Cara de Parede, Coração de Pedreiro

  • David Tomé
  • 24 Maio 2021

Acredito que o sistema financeiro pode voltar a prosperar, a reganhar a confiança perdida atendendo ao papel crucial que pode ter na resposta aos desafios sistémicos que enfrentamos.

Esta frase encontra-se escrita numa parede localizada numa das avenidas com mais notoriedade na cidade do Porto. De há 6 meses para cá deixou de sofrer de bullying. Estamos a falar de uma parede bastante grande, com um traçado bem linear e verdadeiramente semelhante a uma tela. Percebem do que estou a falar. Certo?

Nela havia todo um conjunto de expressões artísticas, que ia desde as famosas tags, gatafunhos semelhantes ao traço da minha prima Benedita (2 anos de idade), até às famosas dedicatórias a paixões arrebatadoras.

Mas ultimamente tem estado protegida. Como? Com 29 letras, as quais dão nome a este artigo.

Qual o mecanismo psicológico que se proporcionou na cabecinha dos “artistas” que os leva ainda hoje à manutenção do pacto de não agressão? A frase na parede também me transporta para a história de dois pedreiros que ao serem interpelados sobre o que estavam a fazer, um deles afirmou que estava a picar pedra e o outro com um elevado ar de satisfação afirmou que estava a construir uma catedral.

Pois bem, a declaração na parede pretendeu passar essa mensagem. Alguém tinha estado a fazer a sua “catedral”.

Estamos a falar de um profissional, com um propósito, significado e impacto para lá do simples pintar da parede. Ele pediu respeito pela sua razão de ser uma vez que aplicou todo o seu coração naquela obra. Pretendeu enfatizar que o seu trabalho valoriza o edifício, a envolvente urbana e defende uma imagem de modernidade perante os turistas que todos os dias por ela passam. Logo não pode nem deve ser grafitada.

Tudo isto me leva a concluir que se ganha o respeito de todos quando o propósito é claro, diferenciador, motivador, facilmente verificável e com uma multiplicidade de impactos.
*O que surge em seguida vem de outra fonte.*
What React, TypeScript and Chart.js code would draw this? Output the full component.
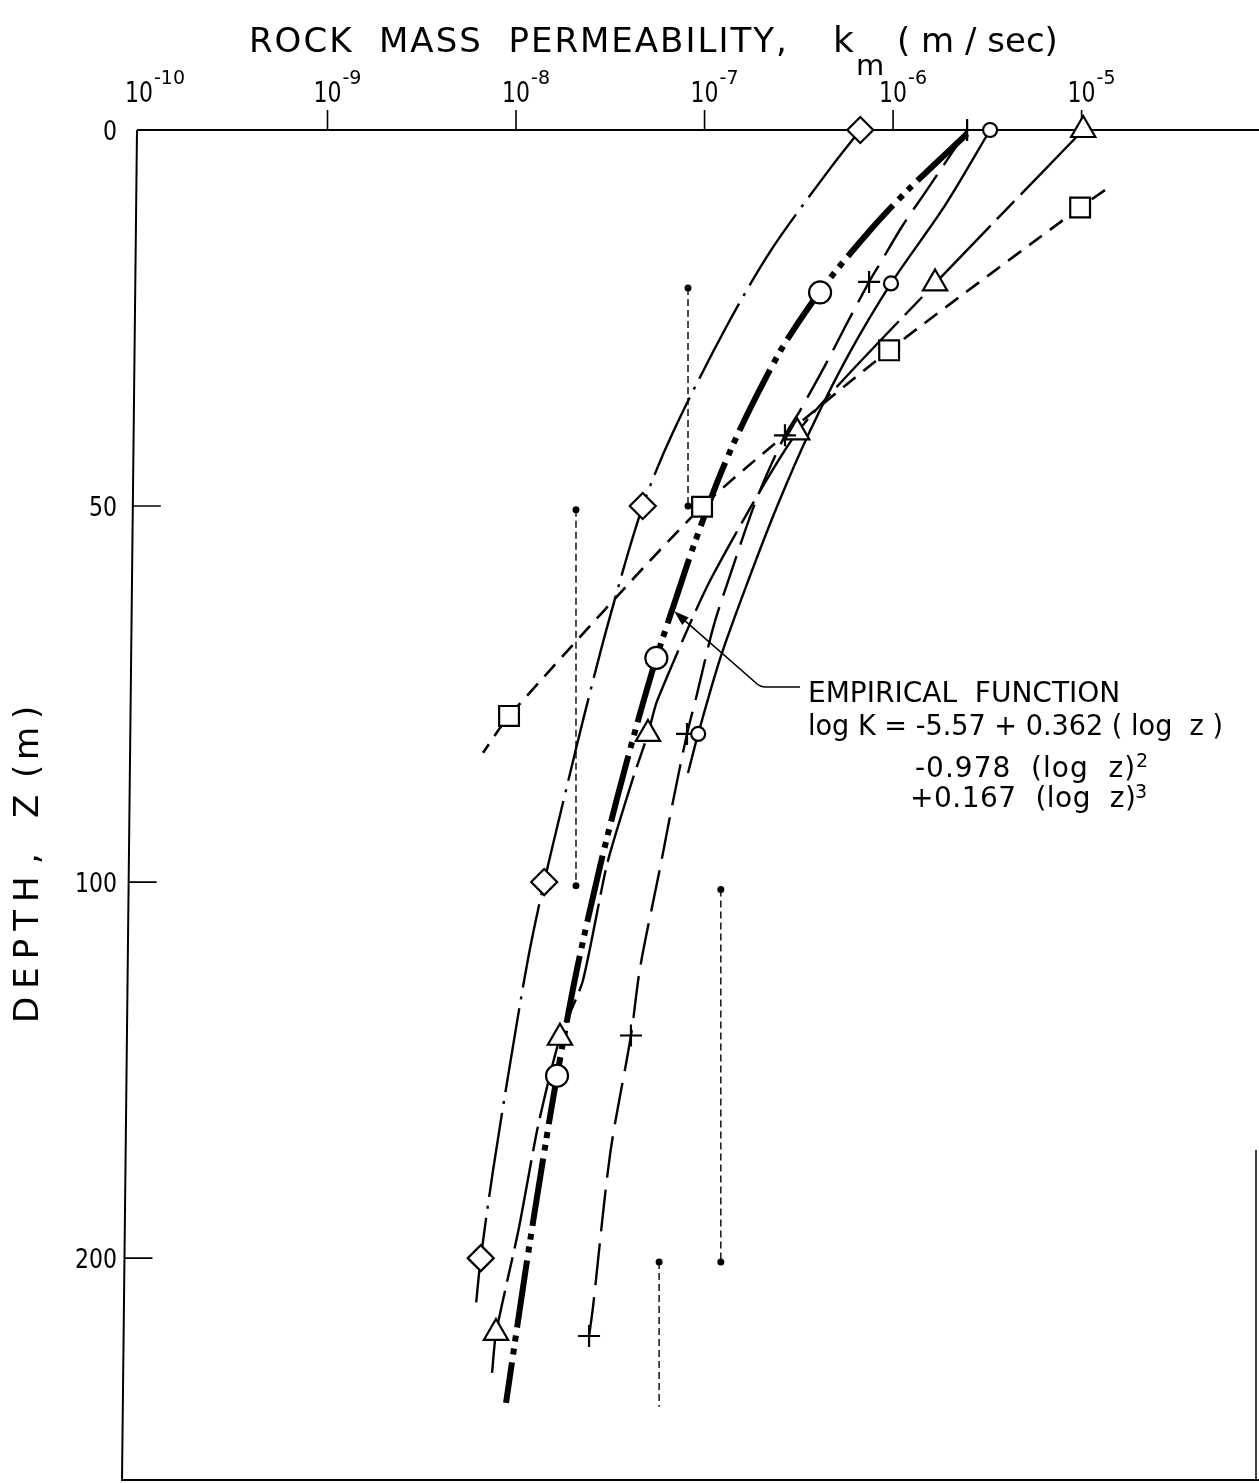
import React, { useEffect, useRef } from 'react';
import { Chart, registerables, LinearScale } from 'chart.js';

Chart.register(...registerables);

// ---------------- axis ticks ----------------
const xTickExponents = [-10, -9, -8, -7, -6, -5];
const yTickDepths = [0, 50, 100, 200];
const yTickLabels = ['0', '50', '100', '200'];

// ---------------- series (k in m/sec, depth z in m) ----------------
// diamonds, dash-dot line
const diamondK = [6.7e-7, 4.7e-8, 1.41e-8, 6.5e-9];
const diamondZ = [0, 50, 100, 200];
const diamondLineK = [6.7e-7, 4.64e-7, 2.25e-7, 1.29e-7, 6.8e-8, 4.7e-8, 3.08e-8, 2.26e-8, 1.89e-8, 1.41e-8, 1.16e-8, 9.3e-9, 7.55e-9, 6.5e-9, 6.1e-9];
const diamondLineZ = [0, 5.1, 16.0, 26.4, 40.2, 50, 65.6, 78.6, 86.6, 100, 120.2, 148.3, 176.7, 200, 213.5];

// large circles, heavy dash-dot-dot line (empirical function)
const empiricalK = [4.1e-7, 5.55e-8, 1.65e-8];
const empiricalZ = [21.6, 70.2, 151.5];
const empiricalLineK = [2.47e-6, 1.23e-6, 7.83e-7, 4.47e-7, 2.77e-7, 2.15e-7, 1.51e-7, 1.19e-7, 8.69e-8, 7.14e-8, 5.55e-8, 4.34e-8, 3.44e-8, 2.79e-8, 2.08e-8, 1.65e-8, 1.43e-8, 1.13e-8, 8.85e-9];
const empiricalLineZ = [0.5, 7.7, 12.9, 20.2, 27.7, 32.6, 40.3, 46.3, 55.5, 61.9, 70.2, 79.4, 88.8, 97.9, 124.4, 151.5, 170.0, 202.4, 238.5];

// small circles, solid line
const circleK = [3.27e-6, 9.75e-7, 9.25e-8];
const circleZ = [0, 20.4, 80.3];
const circleLineK = [3.27e-6, 1.89e-6, 9.75e-7, 5.77e-7, 3.63e-7, 2.43e-7, 1.7e-7, 1.22e-7, 9.25e-8, 8.17e-8];
const circleLineZ = [0, 10, 20.4, 30, 40, 50, 60, 70, 80.3, 85.5];

// plus signs, long-dash line
const plusK = [2.47e-6, 7.46e-7, 2.67e-7, 8.07e-8, 4.07e-8, 2.44e-8];
const plusZ = [0, 20.2, 40.6, 80.3, 140.8, 220.7];
const plusLineK = [2.47e-6, 1.51e-6, 1.13e-6, 8.32e-7, 7.46e-7, 5.56e-7, 4.36e-7, 3.21e-7, 2.67e-7, 1.9e-7, 1.32e-7, 1.11e-7, 9.12e-8, 8.07e-8, 6.81e-8, 5.81e-8, 4.55e-8, 4.07e-8, 3.16e-8, 2.56e-8, 2.44e-8];
const plusLineZ = [0, 8.0, 12.6, 18.2, 20.2, 26.2, 31.3, 37.3, 40.6, 48.9, 60.3, 66.2, 75.0, 80.3, 89.2, 98.1, 122.8, 140.8, 172.1, 213.0, 220.7];

// triangles, long dash / short dash line
const triangleK = [1.02e-5, 1.67e-6, 3.1e-7, 5.01e-8, 1.71e-8, 7.83e-9];
const triangleZ = [0, 20.4, 40.2, 80.3, 141.4, 219.9];
const triangleLineK = [1.02e-5, 1.67e-6, 3.1e-7, 1.07e-7, 5.6e-8, 5.01e-8, 4.12e-8, 3.04e-8, 2.26e-8, 1.71e-8, 1.31e-8, 1.03e-8, 7.83e-9, 7.46e-9];
const triangleLineZ = [0, 20.4, 40.2, 59.9, 75.9, 80.3, 86.6, 97.6, 126.3, 141.4, 164.7, 192.6, 219.9, 230.5];

// squares, short-dash line
const squareK = [9.82e-6, 9.53e-7, 9.7e-8, 9.18e-9];
const squareZ = [10.3, 29.3, 50.1, 77.9];
const squareLineK = [1.33e-5, 9.82e-6, 9.53e-7, 9.7e-8, 9.18e-9, 6.68e-9];
const squareLineZ = [8.0, 10.3, 29.3, 50.1, 77.9, 82.8];

// vertical range bars (dotted)
const rangeK = [8.17e-8, 2.08e-8, 1.22e-7, 5.74e-8];
const rangeTopZ = [21, 50.5, 102, 201];
const rangeBottomZ = [50, 101, 201, 239.5];
const rangeBottomDot = [true, true, true, false];

// annotation arrow target on the empirical curve
const annotK = 6.9e-8;
const annotZ = 64;

// ---------------- scale limits ----------------
const X_MIN = 9.76e-11;
const X_MAX = 8.73e-5;
const Z_MIN = 0;
const Z_MAX = 259;

// depth axis: linear to 100 m, then compressed 2:1 below
const Z_BREAK = 100;
const Z_SQUEEZE = 0.5;
const toAxis = (d: number) => (d <= Z_BREAK ? d : Z_BREAK + (d - Z_BREAK) * Z_SQUEEZE);
const fromAxis = (u: number) => (u <= Z_BREAK ? u : Z_BREAK + (u - Z_BREAK) / Z_SQUEEZE);

class BrokenDepthScale extends LinearScale {
  static id = 'brokenDepth';
  static defaults = {};
  getPixelForValue(value: number) {
    const a = toAxis(this.min);
    const b = toAxis(this.max);
    return this.getPixelForDecimal((toAxis(value) - a) / (b - a));
  }
  getValueForPixel(pixel: number) {
    const a = toAxis(this.min);
    const b = toAxis(this.max);
    return fromAxis(a + this.getDecimalForPixel(pixel) * (b - a));
  }
}
Chart.register(BrokenDepthScale as any);

const INK = '#000';
const FONT = '"DejaVu Sans", "Liberation Sans", sans-serif';
const LEFT_SLANT = 15;

const xy = (ks: number[], zs: number[]) => ks.map((k, i) => ({ x: k, y: zs[i] }));

function curve(ks: number[], zs: number[], dash: number[], width: number, tension = 0.3) {
  return {
    data: xy(ks, zs),
    showLine: true,
    borderColor: INK,
    borderWidth: width,
    borderDash: dash,
    borderCapStyle: 'butt',
    borderJoinStyle: 'round',
    tension,
    pointRadius: 0,
    pointHoverRadius: 0,
    fill: false,
    order: 2,
    clip: false,
  };
}

function markers(ks: number[], zs: number[], style: string, radius: number) {
  return {
    data: xy(ks, zs),
    showLine: false,
    pointStyle: style,
    pointRadius: radius,
    pointHoverRadius: radius,
    pointBackgroundColor: '#fff',
    pointBorderColor: INK,
    pointBorderWidth: 2.2,
    order: 0,
    clip: false,
  };
}

function text(ctx: CanvasRenderingContext2D, s: string, x: number, y: number, size: number, opts: any = {}) {
  ctx.font = `${size}px ${FONT}`;
  ctx.textAlign = opts.align || 'left';
  ctx.textBaseline = 'alphabetic';
  (ctx as any).letterSpacing = opts.spacing ? `${opts.spacing}px` : '0px';
  if (opts.maxWidth) ctx.fillText(s, x, y, opts.maxWidth);
  else ctx.fillText(s, x, y);
}

function rotText(ctx: CanvasRenderingContext2D, s: string, x: number, y: number, size: number, spacing = 0) {
  ctx.save();
  ctx.translate(x, y);
  ctx.rotate(-Math.PI / 2);
  text(ctx, s, 0, 0, size, { spacing });
  ctx.restore();
}

const decorPlugin = {
  id: 'decor',
  beforeDatasetsDraw(chart: any) {
    const { ctx, chartArea: a, scales } = chart;
    const xs = scales.x;
    const ys = scales.y;
    const axisX = (py: number) => a.left - (LEFT_SLANT * (py - a.top)) / (a.bottom - a.top);
    ctx.save();
    ctx.strokeStyle = INK;
    ctx.lineWidth = 2;
    ctx.beginPath();
    ctx.moveTo(a.left, a.top);
    ctx.lineTo(a.right, a.top);
    ctx.moveTo(a.left, a.top);
    ctx.lineTo(axisX(a.bottom), a.bottom);
    ctx.lineTo(a.right, a.bottom);
    ctx.stroke();
    ctx.lineWidth = 1.5;
    ctx.beginPath();
    ctx.moveTo(a.right - 3, a.bottom - 330);
    ctx.lineTo(a.right - 3, a.bottom);
    ctx.stroke();
    // top ticks (outward)
    ctx.lineWidth = 1.6;
    ctx.beginPath();
    xTickExponents.forEach((e) => {
      if (e === -10) return;
      const px = xs.getPixelForValue(Math.pow(10, e));
      ctx.moveTo(px, a.top);
      ctx.lineTo(px, a.top - 20);
    });
    // left ticks (inward)
    yTickDepths.forEach((d) => {
      if (d === 0) return;
      const py = ys.getPixelForValue(d);
      const ax = axisX(py);
      ctx.moveTo(ax, py);
      ctx.lineTo(ax + 28, py);
    });
    ctx.stroke();
    ctx.restore();
  },
  afterDraw(chart: any) {
    const { ctx, scales } = chart;
    const xs = scales.x;
    const ys = scales.y;
    ctx.save();
    ctx.fillStyle = INK;
    ctx.strokeStyle = INK;

    // title
    text(ctx, 'ROCK  MASS  PERMEABILITY,', 249, 52, 34, { spacing: 2, maxWidth: 548 });
    text(ctx, 'k', 833, 52, 36);
    text(ctx, 'm', 856, 75, 29);
    text(ctx, '( m / sec)', 897, 52, 34, { maxWidth: 168 });

    // x tick labels
    xTickExponents.forEach((e) => {
      const px = xs.getPixelForValue(Math.pow(10, e));
      text(ctx, '10', px, 102, 28, { align: 'center', maxWidth: 28 });
      text(ctx, String(e), px + 15, 84, 19, { maxWidth: e <= -10 ? 33 : 23 });
    });

    // y tick labels
    yTickDepths.forEach((d, i) => {
      const py = ys.getPixelForValue(d);
      const lab = yTickLabels[i];
      text(ctx, lab, 117, py + 10, 27, { align: 'right', maxWidth: 14 * lab.length });
    });

    // y axis title (rotated)
    rotText(ctx, 'DEPTH', 38, 1023, 34, 8);
    rotText(ctx, ',', 38, 864, 34);
    rotText(ctx, 'Z', 38, 818, 34);
    rotText(ctx, '(', 38, 778, 34);
    rotText(ctx, 'm', 38, 760, 34);
    rotText(ctx, ')', 38, 719, 34);

    // annotation
    text(ctx, 'EMPIRICAL  FUNCTION', 808, 702, 28, { maxWidth: 322 });
    text(ctx, 'log K = -5.57 + 0.362 ( log  z )', 808, 735, 28, { maxWidth: 415 });
    text(ctx, '-0.978  (log  z)', 915, 777, 28, { spacing: 1 });
    text(ctx, '2', 1136, 767, 19);
    text(ctx, '+0.167  (log  z)', 910, 807, 28, { spacing: 0.5 });
    text(ctx, '3', 1135, 798, 19);

    // leader with arrow to the empirical curve
    const tx = xs.getPixelForValue(annotK);
    const ty = ys.getPixelForValue(annotZ);
    const elbowX = 762;
    const elbowY = 687;
    ctx.lineWidth = 1.6;
    ctx.beginPath();
    ctx.moveTo(800, elbowY);
    ctx.lineTo(elbowX + 4, elbowY);
    ctx.quadraticCurveTo(elbowX - 2, elbowY, elbowX - 6, elbowY - 4);
    ctx.lineTo(tx + 8, ty + 7);
    ctx.stroke();
    const ang = Math.atan2(ty - (elbowY - 4), tx - (elbowX - 6));
    const L = 15;
    const W = 5;
    ctx.beginPath();
    ctx.moveTo(tx, ty);
    ctx.lineTo(tx - L * Math.cos(ang) + W * Math.sin(ang), ty - L * Math.sin(ang) - W * Math.cos(ang));
    ctx.lineTo(tx - L * Math.cos(ang) - W * Math.sin(ang), ty - L * Math.sin(ang) + W * Math.cos(ang));
    ctx.closePath();
    ctx.fill();

    ctx.restore();
  },
};

export default function App() {
  const ref = useRef<HTMLCanvasElement>(null);
  useEffect(() => {
    if (!ref.current) return;
    const rangeSets = rangeK.map((k, i) => ({
      data: xy([k, k], [rangeTopZ[i], rangeBottomZ[i]]),
      showLine: true,
      borderColor: INK,
      borderWidth: 1.4,
      borderDash: [7, 4],
      tension: 0,
      pointStyle: 'circle',
      pointRadius: [3.5, rangeBottomDot[i] ? 3.5 : 0],
      pointHoverRadius: 0,
      pointBackgroundColor: INK,
      pointBorderColor: INK,
      pointBorderWidth: 0,
      order: 1,
      clip: false,
    }));
    const datasets: any[] = [
      curve(diamondLineK, diamondLineZ, [85, 9, 3, 9], 2.4),
      curve(empiricalLineK, empiricalLineZ, [68, 8, 6, 7, 6, 8], 6),
      curve(circleLineK, circleLineZ, [], 2.4),
      curve(plusLineK, plusLineZ, [42, 12], 2.4),
      curve(triangleLineK, triangleLineZ, [90, 9, 25, 9], 2.4, 0.2),
      curve(squareLineK, squareLineZ, [16, 10], 2.6, 0.2),
      ...rangeSets,
      markers(diamondK, diamondZ, 'rectRot', 13),
      markers(empiricalK, empiricalZ, 'circle', 11),
      markers(circleK, circleZ, 'circle', 7),
      markers(plusK, plusZ, 'cross', 11),
      markers(triangleK, triangleZ, 'triangle', 14),
      markers(squareK, squareZ, 'rect', 14),
    ];
    const chart = new Chart(ref.current, {
      type: 'scatter',
      data: { datasets },
      options: {
        responsive: false,
        animation: false,
        events: [],
        layout: { autoPadding: false, padding: { left: 137, top: 130, right: 0, bottom: 3 } },
        plugins: { legend: { display: false }, tooltip: { enabled: false } },
        scales: {
          x: { type: 'logarithmic', display: false, min: X_MIN, max: X_MAX },
          y: { type: 'brokenDepth', display: false, reverse: true, min: Z_MIN, max: Z_MAX },
        },
      } as any,
      plugins: [decorPlugin],
    });
    return () => chart.destroy();
  }, []);
  return (
    <div style={{ position: 'absolute', left: 0, top: 0, width: 1259, height: 1483, background: '#fff' }}>
      <canvas ref={ref} width={1259} height={1483} style={{ display: 'block', width: 1259, height: 1483 }} />
    </div>
  );
}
Confesso que reconheço esse estado de espírito no coletivo individualizado tão bem expresso por Fernando Pessoa na sua obra a Mensagem quando narra a atitude do navegador, “Aqui ao leme sou mais do que eu”.

Provavelmente o leitor já se estará a interrogar sobre onde quero chegar com tudo isto.

Pois bem, esta semana ouvi um banqueiro dizer que a confiança na banca levará anos a ser recuperada. Ou seja, fosse a banca uma parede e estaria cheia de escárnio e maldizer, sem declarações de amor, portanto.

Desde os reguladores até aos clientes, muito foram aqueles que se sentiram baralhados quanto à verdadeira razão desse setor. Parece que a banca influenciada por um dono disto tudo, ou mesmo um qualquer deus grego, se viu desorientada e instrumentalizada, o que a levou a perder a sua notoriedade.

A verdade é que respeitamos aqueles que se esforçam, que colocam o coração em tudo aquilo que fazem e cujo fim das suas ações gera um conjunto de sinergias criadoras de valor que vai para lá das suas fronteiras individuais.

Por aquilo que vou assistindo, acredito que o sistema financeiro pode voltar a prosperar, a reganhar a confiança perdida atendendo ao papel crucial que pode ter na resposta aos desafios sistémicos que enfrentamos. Terá é de se reinventar de se comprometer com iniciativas de boas práticas tal como os Principles for Responsible Banking (1) das Nações Unidas.

É possível ter lucro e reorganizar toda uma organização em torno do desenvolvimento de soluções para resolver e mitigar os grandes problemas do mundo, tal como por exemplo a perda de biodiversidade. Segundo alguns investigadores, estamos no meio do sexto evento de extinção em massa, o que historicamente leva ao desaparecimento de 60 a 95% de todas as espécies terrestres (2).

Pois é (também) responsabilidade do sistema financeiro evitar este cenário. Para tal, os gestores devem sair dos seus gabinetes, trocar ideias com os seus parceiros na procura de soluções win-win. É crucial desenvolverem planos diretores de sustentabilidade, que ajude a definir a estratégia do banco na gestão de oportunidades, riscos e reporte dos seus impactos.

Parece-me claramente que o foco no business-as-usual não é resposta. Será provavelmente o melhor caminho para se bater com a cabeça na parede e colocar até em causa a sustentabilidade financeira da organização.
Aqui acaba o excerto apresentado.